Nigeria President Muhammadu Buhari on Tuesday said violent attacks, kidnappings and killings by Boko Haram insurgency group are not in defence of any of the two dominant religions in the country.
“It is a simple fact that these now-failing terrorists have targeted the vulnerable, the religious, the non-religious, the young, and the old without discrimination,” Buhari said in an article published in Speaking Out, a guest opinion column for Christianity Today Magazine.
“Christianity in Nigeria is not—as some seem intent on believing—contracting under pressure… Nor is it the case that Boko Haram is primarily targeting Christians: not all of the Chibok schoolgirls were Christians; some were Muslims.”
For about 11 years since 2009, Boko Haram has been responsible for displacing over 300,000 and killing over 15,000 Nigerians in different states, especially in the northern region.
There had only been a few rewards for efforts made by different governments to defeat the group which later split into other groups to terrorise Nigeria and its neighbouring countries- Cameroon and Chad, particularly.

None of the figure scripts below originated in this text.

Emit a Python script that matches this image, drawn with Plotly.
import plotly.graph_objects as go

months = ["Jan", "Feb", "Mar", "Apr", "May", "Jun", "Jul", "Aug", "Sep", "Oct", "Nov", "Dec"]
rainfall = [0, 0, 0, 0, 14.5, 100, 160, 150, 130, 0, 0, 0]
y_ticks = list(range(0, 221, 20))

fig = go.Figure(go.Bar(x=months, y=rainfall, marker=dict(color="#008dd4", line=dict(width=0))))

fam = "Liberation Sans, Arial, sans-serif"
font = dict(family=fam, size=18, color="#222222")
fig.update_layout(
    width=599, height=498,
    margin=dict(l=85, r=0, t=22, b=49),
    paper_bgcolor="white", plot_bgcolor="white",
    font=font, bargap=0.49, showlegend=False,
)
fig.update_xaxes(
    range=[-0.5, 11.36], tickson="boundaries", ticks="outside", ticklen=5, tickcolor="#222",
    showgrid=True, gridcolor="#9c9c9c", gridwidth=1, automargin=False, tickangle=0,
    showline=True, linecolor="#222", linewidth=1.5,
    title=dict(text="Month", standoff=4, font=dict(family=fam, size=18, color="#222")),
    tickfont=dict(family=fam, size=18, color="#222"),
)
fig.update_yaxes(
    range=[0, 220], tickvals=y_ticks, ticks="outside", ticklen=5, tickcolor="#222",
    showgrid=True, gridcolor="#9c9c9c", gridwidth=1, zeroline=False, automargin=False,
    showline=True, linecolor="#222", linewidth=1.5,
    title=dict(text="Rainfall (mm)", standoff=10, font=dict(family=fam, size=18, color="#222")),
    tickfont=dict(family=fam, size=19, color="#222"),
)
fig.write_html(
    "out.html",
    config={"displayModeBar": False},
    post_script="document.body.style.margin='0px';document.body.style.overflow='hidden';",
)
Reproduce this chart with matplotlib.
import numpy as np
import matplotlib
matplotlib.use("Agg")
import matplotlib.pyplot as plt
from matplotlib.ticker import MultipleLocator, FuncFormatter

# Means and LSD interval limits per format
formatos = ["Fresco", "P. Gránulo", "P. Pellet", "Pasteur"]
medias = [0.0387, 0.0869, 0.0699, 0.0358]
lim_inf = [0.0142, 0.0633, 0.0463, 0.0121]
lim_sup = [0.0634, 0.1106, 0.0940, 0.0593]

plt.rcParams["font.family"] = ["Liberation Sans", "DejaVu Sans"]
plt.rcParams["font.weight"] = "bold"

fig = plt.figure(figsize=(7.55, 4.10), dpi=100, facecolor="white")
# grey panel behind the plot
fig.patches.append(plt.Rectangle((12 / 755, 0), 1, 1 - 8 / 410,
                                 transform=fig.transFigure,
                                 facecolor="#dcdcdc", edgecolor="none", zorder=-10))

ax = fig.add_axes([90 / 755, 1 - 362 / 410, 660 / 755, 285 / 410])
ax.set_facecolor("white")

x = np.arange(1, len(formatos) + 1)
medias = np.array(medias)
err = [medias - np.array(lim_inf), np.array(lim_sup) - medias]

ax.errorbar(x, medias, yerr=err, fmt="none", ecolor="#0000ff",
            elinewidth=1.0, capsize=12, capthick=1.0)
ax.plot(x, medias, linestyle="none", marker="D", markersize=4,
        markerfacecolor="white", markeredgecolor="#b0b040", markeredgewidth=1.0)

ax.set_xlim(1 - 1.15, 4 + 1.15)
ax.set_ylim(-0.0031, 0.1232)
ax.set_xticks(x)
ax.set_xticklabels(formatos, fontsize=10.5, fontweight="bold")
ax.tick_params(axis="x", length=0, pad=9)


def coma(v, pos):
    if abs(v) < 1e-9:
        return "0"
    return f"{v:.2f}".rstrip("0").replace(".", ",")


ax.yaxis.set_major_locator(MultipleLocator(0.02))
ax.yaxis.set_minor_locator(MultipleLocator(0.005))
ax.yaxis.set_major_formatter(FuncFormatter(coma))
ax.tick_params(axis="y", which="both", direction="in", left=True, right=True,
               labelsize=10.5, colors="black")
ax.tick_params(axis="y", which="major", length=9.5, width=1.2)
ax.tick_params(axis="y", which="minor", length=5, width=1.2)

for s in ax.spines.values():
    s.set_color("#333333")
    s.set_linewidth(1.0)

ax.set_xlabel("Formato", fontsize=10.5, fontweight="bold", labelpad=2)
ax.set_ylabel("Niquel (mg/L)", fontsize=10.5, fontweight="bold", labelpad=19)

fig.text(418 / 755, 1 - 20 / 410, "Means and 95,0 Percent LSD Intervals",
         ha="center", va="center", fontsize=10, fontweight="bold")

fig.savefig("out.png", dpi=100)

Buhari, since his first election as president in 2015, listed the war against the insurgency group as one of his government’s focal point of concentration.
Over four years after, Boko Haram still strike in different Nigerian communities, making government critics and opposition allege that Boko Haram was part of Buhari’s plans to stifle Christian religion and consequently ‘Islamise’ Nigeria.
The allegations, according to Buhari were far from the truth and aimed at dividing Nigerians “by prying us from one from another—to set one religion seemingly implacably against the other.”
Quoting different passages and chapters of the Holy Quran and Bible, Buhari said both Christianity and Islam preach love, peace and against compulsion to accept a certain religion.
Opposing his critics’ insinuations, Buhari stated that Christianity was thriving in Nigeria as about half of the country’s population practising Christianity.
“There is no place in Nigeria for those who seek to divide us by religion, who compel others to change their faith forcibly, or try to convince others that by so doing, they are doing good,” Buhari said.